There is a great deal of ‘female energy’ pulsating through the songs, owing to Shankar collaborating largely with fellow female artists, including singer-songwriter Alev Lenz, songstress Shilpa Rao, double bassist Nina Harries and the Afro-French Cuban duo, Ibeyi. It gestures back to how women come together in solidarity, expressing sisterhood in the midst of an emotional tragedy.

Platform speaks to the seven-time Grammy award nominated musician across continents via a video call.

You chose to call your EP, ‘Love Letters’. However, the music struck us more as one painfully about love lost. What led you to name it so?

It’s definitely a bit ironic and a little bit tongue in cheek, but it was the idea that the end of a relationship, is part of a process as well. It’s the idea that even that is part of love. The words that come out in betrayal, in hurt, in anger, in loss – all of those things are also being said as part of that journey of being in a relationship. So, in a bit of a morbid way perhaps, they are love letters, too. Also, I just liked the alliteration, I guess.

The lyrics in the songs like ‘Bright Eyes’, ‘Wallet’, ‘Lovable’ and ‘Space’ come across as very private thoughts, akin to diary entries. What was your process behind writing these lyrics and composing the music?

I tend to write lyrics in a diary, even if they aren’t literally my diary entries (which these ones are not), but they are written in the same way. It’s pen and paper, which is so different from anything else, written in a diary. And it’s lying on the floor, on a carpet, rather than sitting at a desk.

For me, it’s really a more intimate process of writing.. When I first start writing a song, I’m not thinking of sharing it yet, because that will inhibit me. I write as if no one is ever going to hear it. Then, there is a layer of choosing to share that with a co-writer or a band member as part of the song-writing process. Here, some amount of confidence or checking happens automatically: Does it feel too raw to read these lyrics to my friend who is singing with me? If it does, I probably don’t want to release it. However, if it feels comfortable doing that, then I gain the comfort. And usually, there is a process of figuring out whether a certain line feels too on-the-nose, which we might have to soften a little.
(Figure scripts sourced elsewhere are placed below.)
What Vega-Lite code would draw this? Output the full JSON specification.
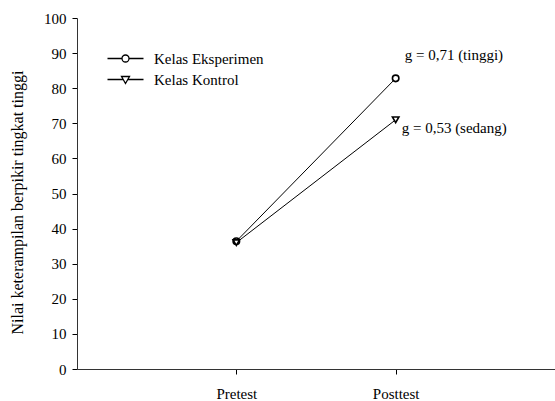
{
  "$schema": "https://vega.github.io/schema/vega-lite/v6.json",
  "width": 478,
  "height": 351,
  "autosize": {"type": "none"},
  "padding": {"left": 77, "top": 18, "right": 0, "bottom": 32},
  "background": "white",
  "config": {
    "view": {"stroke": null},
    "font": "Liberation Serif, Times New Roman, Times, DejaVu Serif, serif",
    "axis": {"grid": false, "labelFont": "Liberation Serif, Times New Roman, Times, DejaVu Serif, serif", "titleFont": "Liberation Serif, Times New Roman, Times, DejaVu Serif, serif", "labelFontSize": 15, "titleFontSize": 16, "titleFontWeight": "normal", "labelColor": "black", "titleColor": "black", "domainColor": "#333", "tickColor": "black", "labelFlush": false}
  },
  "datasets": {
    "scores": [
      {"kelas": "Kelas Eksperimen", "tes": "Pretest", "nilai": 36.4},
      {"kelas": "Kelas Eksperimen", "tes": "Posttest", "nilai": 82.8},
      {"kelas": "Kelas Kontrol", "tes": "Pretest", "nilai": 36.0},
      {"kelas": "Kelas Kontrol", "tes": "Posttest", "nilai": 71.0}
    ],
    "notes": [
      {"kelas": "Kelas Eksperimen", "tes": "Posttest", "nilai": 82.8, "label": "g = 0,71  (tinggi)"},
      {"kelas": "Kelas Kontrol", "tes": "Posttest", "nilai": 71.0, "label": "g = 0,53  (sedang)"}
    ]
  },
  "encoding": {
    "x": {"field": "tes", "type": "nominal", "sort": ["Pretest", "Posttest"],
      "scale": {"type": "point", "domain": ["Pretest", "Posttest"], "padding": 1},
      "axis": {"title": null, "labelAngle": 0, "tickSize": 5, "labelPadding": 12, "domainWidth": 1}},
    "y": {"field": "nilai", "type": "quantitative",
      "scale": {"domain": [0, 100], "nice": false, "zero": true},
      "axis": {"title": "Nilai keterampilan berpikir tingkat tinggi", "values": [0, 10, 20, 30, 40, 50, 60, 70, 80, 90, 100], "tickSize": 5, "labelPadding": 6, "titleX": -60, "titleY": 184, "titleAngle": -90, "titleAlign": "center", "titleBaseline": "middle"}}
  },
  "resolve": {"scale": {"shape": "independent"}, "legend": {"shape": "independent"}},
  "layer": [
    {
      "data": {"name": "scores"},
      "mark": {"type": "line", "color": "black", "strokeWidth": 1},
      "encoding": {"detail": {"field": "kelas"}}
    },
    {
      "data": {"name": "scores"},
      "mark": {"type": "point", "filled": false, "fill": "white", "fillOpacity": 1, "stroke": "black", "strokeWidth": 1.6, "opacity": 1, "size": 42},
      "encoding": {
        "shape": {"field": "kelas", "type": "nominal",
          "scale": {"domain": ["Kelas Eksperimen", "Kelas Kontrol"], "range": ["circle", "triangle-down"]},
          "legend": null}
      }
    },
    {
      "data": {"name": "scores"},
      "transform": [{"filter": "datum.nilai < 0"}],
      "mark": {"type": "point", "filled": false, "stroke": "black", "strokeWidth": 1.3, "opacity": 1},
      "encoding": {
        "shape": {"field": "kelas", "type": "nominal",
          "scale": {"domain": ["Kelas Eksperimen", "Kelas Kontrol"], "range": ["M-3.6,0L-0.7,0M0.7,0L3.6,0M0.7,0A0.7,0.7,0,1,1,-0.7,0A0.7,0.7,0,1,1,0.7,0Z", "M-3.6,0L-0.46,0M0.46,0L3.6,0M-0.8,-0.6L0.8,-0.6L0,0.8Z"]},
          "legend": {
            "title": null, "orient": "none", "legendX": 41, "legendY": 33, "padding": 0,
            "labelFont": "Liberation Serif, Times New Roman, Times, DejaVu Serif, serif", "labelFontSize": 15, "labelColor": "black", "labelOffset": 21,
            "symbolSize": 100, "rowPadding": 5, "symbolStrokeColor": "black", "symbolFillColor": "white", "symbolStrokeWidth": 1.3, "symbolOpacity": 1
          }}
      }
    },
    {
      "data": {"name": "notes"},
      "transform": [{"filter": "datum.kelas === 'Kelas Eksperimen'"}],
      "mark": {"type": "text", "align": "left", "baseline": "middle", "dx": 9, "dy": -23, "fontSize": 15, "font": "Liberation Serif, Times New Roman, Times, DejaVu Serif, serif", "color": "black"},
      "encoding": {"text": {"field": "label"}}
    },
    {
      "data": {"name": "notes"},
      "transform": [{"filter": "datum.kelas === 'Kelas Kontrol'"}],
      "mark": {"type": "text", "align": "left", "baseline": "middle", "dx": 6, "dy": 8, "fontSize": 15, "font": "Liberation Serif, Times New Roman, Times, DejaVu Serif, serif", "color": "black"},
      "encoding": {"text": {"field": "label"}}
    }
  ]
}
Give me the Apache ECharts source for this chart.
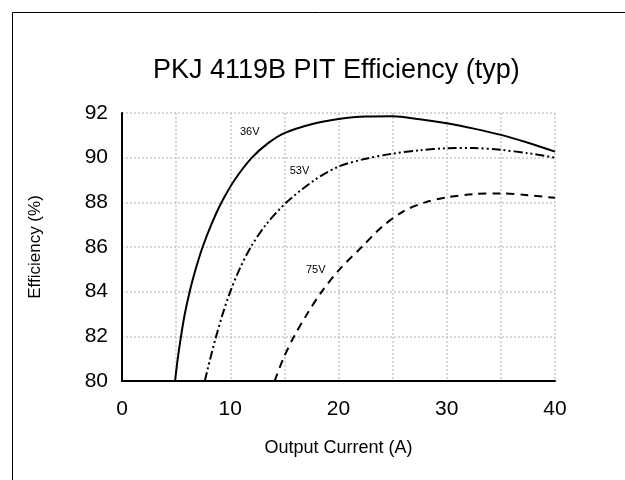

Also, I think there is something really comfortable about saying things in art because they are not necessarily direct. The songs may not necessarily all be about me – some of them maybe – but some of them will take on broad experiences of other women around me or other people, so it becomes a little bit collective. When I feel confident that it is hitting a nerve or reflecting a collective experience, then I start to feel like the song has a purpose. Then it no longer feels that I am just airing my laundry. The song just expresses something we all may have felt at some point in our lives.

In ‘Lovable’, you sing for the first time. Why didn’t you do this earlier?
Part of me is kicking myself for not doing it earlier. At one level, I felt that I had the potential to sing, but that always scared me. I have professionalism to a crippling extent and that fights with my inner desire to be vulnerable and authentic. All this stuff, this fear of failure, inhibits my creative process. It makes me think, ‘Oh god, I’m known for being a really, really good sitar player, so my singing can’t be average. My sister is Norah (Jones), so I’ve got to be amazing. I can’t sing badly’. So, in the past, when it came to singing, it always felt safer to step aside and that became the narrative I told myself.

The truth was that I probably wanted to sing for years, but when people asked me during interviews, ‘Are you ever going to sing?’, I’d always give the same answer, ‘Oh no, I’m not a singer. I play the sitar and I prefer having someone else sing’. That wasn’t even necessarily true, but I always felt that I wasn’t good enough, so it felt safer to give the song to someone better.